Воздух Парижа особый. Достаточно взглянуть на пейзаж второстепенного французского художника, чтобы убедиться в этом. Кроме красок, кислорода, азота и других материй в него составной частью еще входит сложная молекула первозданной СВОБОДЫ. Это не юридическая или политическая свобода англосаксов, не казарменная свобода прусских философов, не внутренняя свобода йогов и афонских подвижников при полном закрепощении быта, семьи, искусства.
Во Франции чувствуются еще потоки прасвободы (из которой мир спонтанно возник), чудесным образом преображающих жизнь в целом, будничную и праздничную, личную и общественную, временную и вечную.
Магический воздух, которым мы вдруг незаслуженно начали дышать, пожалуй, возмещал многие потери, порой даже с лихвой. Отсюда присущее нам чувство непрочности обретенного счастья и страха, страха перед грядущим…
Грозные предчувствия начались давно, когда Гитлер, быть может, еще упражнялся в живописи. Нам снилось: по каким-то неясным соображениям надо покидать Париж! И мы просыпались, содрогаясь от слез. Дополнительно нас мучил еще другой кошмар: почему-то очутились на родине… И вместе со слезами умиления холодное отчаяние: это непоправимая, роковая беда!

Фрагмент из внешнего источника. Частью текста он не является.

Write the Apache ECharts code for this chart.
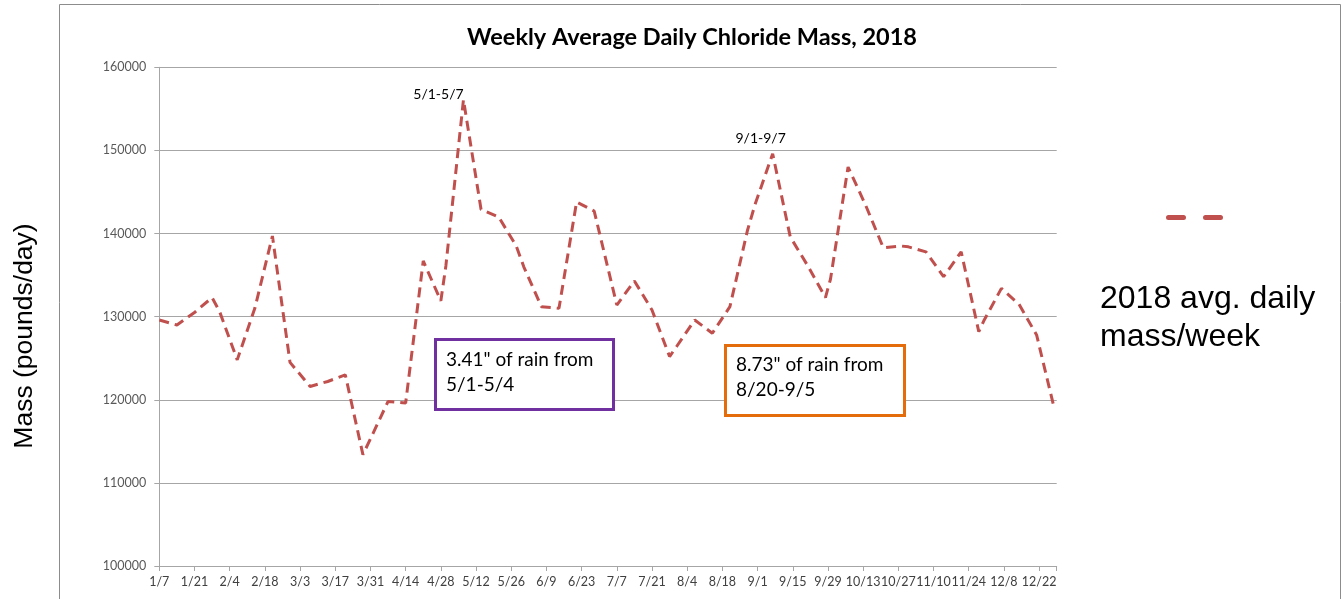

Самое подлое наказание для иностранцев — это высылка за пределы Франции: в сущности, изгнание из рая. Мы жили трудной, нищей жизнью, но не меняли этого первенства на чечевичную похлебку в Америке или Югославии. Некоторые из нас где-то в других странах оставили разные связи, иногда родных и, вернувшись туда, могли бы устроиться с относительным комфортом. Но это никого не прельщало.
Когда поэтессе Алле Головиной приходилось на время возвращаться в родную Швейцарию, она переживала это, как приглашение на казнь; то же чувствовал ее брат А. Штейгер.